When a general contractor may be the better choice
If your plans are already complete and construction-ready, hiring a general contractor can be a very practical next step. This is common when a homeowner has already worked extensively with an architect or when a commercial owner has a defined design package and wants straightforward execution.
It can also make sense if the project scope is limited and clearly documented. A smaller renovation with fewer unknowns may not need a full design-build framework. In that case, a skilled general contractor can step in, price the work accurately, and manage construction efficiently.
This route may also appeal to clients who want to solicit multiple bids from contractors based on the same drawings. That can create pricing visibility, though it is worth remembering that the lowest number is not always the best value. Scope gaps, allowances, scheduling assumptions, and quality standards can vary widely even when contractors are pricing the same plans.

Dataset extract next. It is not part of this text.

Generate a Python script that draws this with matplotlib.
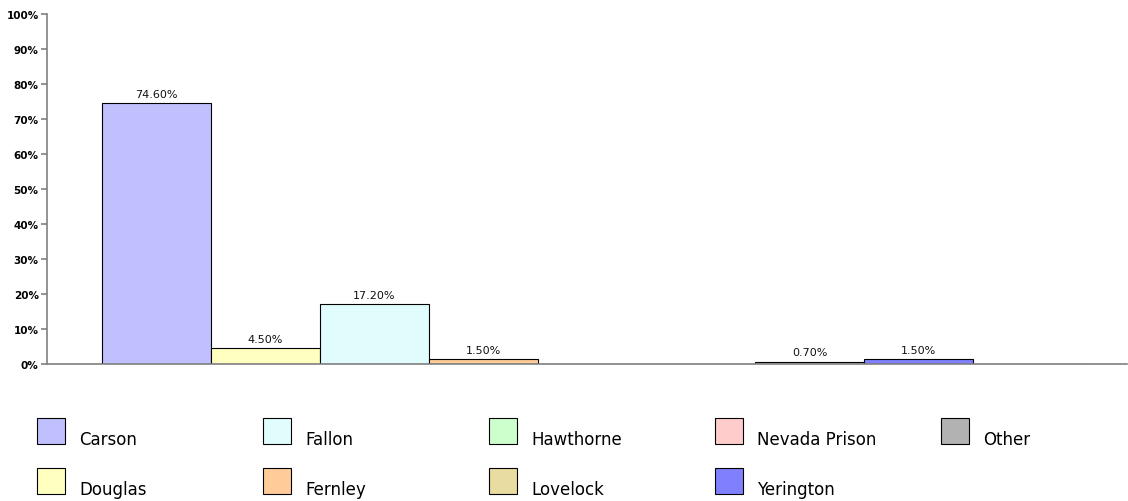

The trade-offs most people do not see at first
One common misconception is that design-build is only about convenience, while general contracting is only about construction. In reality, both models can deliver excellent work. The real difference is how risk, communication, and decision-making are structured.
With design-build, the benefit is alignment. The trade-off is that you are placing more trust in one company to guide both design and construction. That works best when the firm has strong process discipline, transparent pricing, and real design sensitivity – not just drafting capability.
With a general contractor, the benefit is separation of roles. The trade-off is that coordination is more dependent on the owner, the architect, and the contractor staying fully aligned. If they do, the project can run beautifully. If they do not, delays and finger-pointing can follow.
That is why the better question is often not which model is best in general, but which one best fits your project and your working style.
How to choose the right fit for your project
Start by looking honestly at the complexity of the work. If your project includes structural changes, phased decision-making, finish selections, or budget sensitivity during design, design-build usually provides a stronger framework.
Next, think about how involved you want to be in managing consultants and communication. Some owners want that level of control. Others want a trusted team to lead the process and keep everything coordinated.
Finally, pay attention to the company, not just the model. A strong builder with a disciplined process matters more than a label. Ask how estimates are developed, how design decisions are documented, who manages communication, how changes are handled, and what accountability looks like when conditions shift.
For many clients, the strongest partner is the one that can think clearly in both design and construction terms, protect the budget without cutting corners, and carry responsibility all the way through completion. That is where an integrated firm like OSR Builders can offer real value, especially on projects that demand both craftsmanship and coordination.
The right path should leave you feeling informed, supported, and confident before demolition ever begins. If a team can provide that from the start, you are usually in the right hands.